Synopses & Reviews
Beginning in the sixteenth century, ecclesiastics and others created religious texts written in the native languages of the Nahua and Yucatec Maya. These texts played an important role in the evangelization of central Mexico and the Yucatan. Translated Christianities is the first book to provide readers with English translations of a variety of Nahuatl and Maya religious texts. The book pulls Nahuatl and Maya sermons, catechisms, and confessional manuals out of relative obscurity and presents them to the reader in a way that illustrates similarities, differences, and trends in religious text production throughout the colonial period.

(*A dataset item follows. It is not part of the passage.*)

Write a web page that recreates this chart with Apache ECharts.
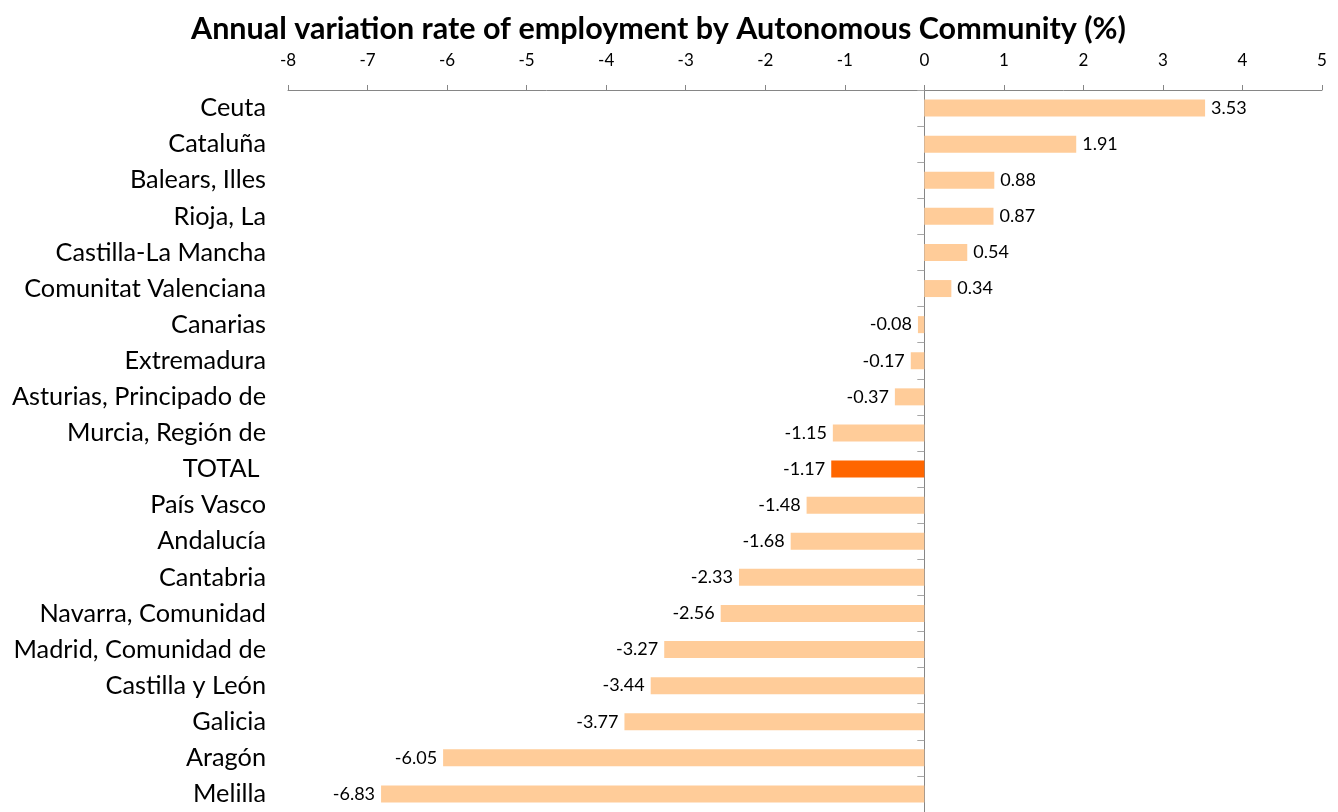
<!DOCTYPE html>
<html>
<head>
<meta charset="utf-8">
<script src="https://cdn.jsdelivr.net/npm/echarts@6/dist/echarts.min.js"></script>
<style>html,body{margin:0;padding:0;background:#fff}#c{width:1338px;height:812px}</style>
</head>
<body>
<div id="c"></div>
<script>
const categories = ["Ceuta","Cataluña","Balears, Illes","Rioja, La","Castilla-La Mancha","Comunitat Valenciana","Canarias","Extremadura","Asturias, Principado de","Murcia, Región de","TOTAL ","País Vasco","Andalucía","Cantabria","Navarra, Comunidad","Madrid, Comunidad de","Castilla y León","Galicia","Aragón","Melilla"];
const values = [3.53,1.91,0.88,0.87,0.54,0.34,-0.08,-0.17,-0.37,-1.15,-1.17,-1.48,-1.68,-2.33,-2.56,-3.27,-3.44,-3.77,-6.05,-6.83];
const highlight = "TOTAL ";
const titleText = "Annual variation rate of employment by Autonomous Community (%)";

const FONT = "Lato";
const seriesData = values.map((v, i) => ({
  value: v,
  itemStyle: { color: categories[i] === highlight ? "#FF6600" : "#FFCC99" },
  label: { position: v < 0 ? "left" : "right" }
}));

const chart = echarts.init(document.getElementById("c"), null, { renderer: "canvas" });
chart.setOption({
  animation: false,
  backgroundColor: "#fff",
  title: {
    text: titleText, left: 186, top: 9,
    textStyle: { fontFamily: FONT, fontWeight: "bold", fontSize: 30.5, color: "#000" }
  },
  grid: { left: 288, right: 16, top: 90, height: 727, containLabel: false },
  xAxis: {
    type: "value", position: "top", min: -8, max: 5, interval: 1,
    splitLine: { show: false },
    axisLine: { show: true, lineStyle: { color: "#868686", width: 1 } },
    axisTick: { show: true, length: 5, lineStyle: { color: "#868686" } },
    axisLabel: { fontFamily: FONT, fontSize: 17, color: "#000", margin: 21 }
  },
  yAxis: [
    {
      type: "category", data: categories, inverse: true, position: "left",
      axisLine: { show: false, onZero: false }, axisTick: { show: false },
      axisLabel: { fontFamily: FONT, fontSize: 25.3, color: "#000", margin: 22 }
    },
    {
      type: "category", data: categories, inverse: true, position: "left",
      axisLine: { show: true, onZero: true, lineStyle: { color: "#868686", width: 1 } },
      axisTick: { show: true, length: 7, lineStyle: { color: "#A6A6A6" } },
      axisLabel: { show: false }
    }
  ],
  series: [{
    type: "bar", yAxisIndex: 0, data: seriesData, barWidth: 17,
    label: { show: true, distance: 6, fontFamily: FONT, fontSize: 18, color: "#000",
      formatter: p => p.value.toFixed(2) }
  }]
});
</script>
</body>
</html>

The texts included in this work are diverse and range from those authored by Spanish ecclesiastics to native assistants, from Catholics to Methodists, from sixteenth-century Nahuas to nineteenth-century Maya. Although translated from its native language to English, each text illustrates the impact of European and native cultures on its content. Medieval tales popular in Europe are transformed to accommodate a New World native audience, biblical figures assume native identities, and texts admonishing Christian behavior are tailored to meet the demands of a colonial native population. Moreover, the book provides the first translation and analysis of a Methodist catechism written in Yucatec Maya to convert the Maya of Belize and Yucatan. Ultimately, readers are offered an uncommon opportunity to read for themselves the translated Christianities that Nahuatl and Maya texts contained.
About the Author
Mark Z. Christensen is Assistant Professor of History at Assumption College.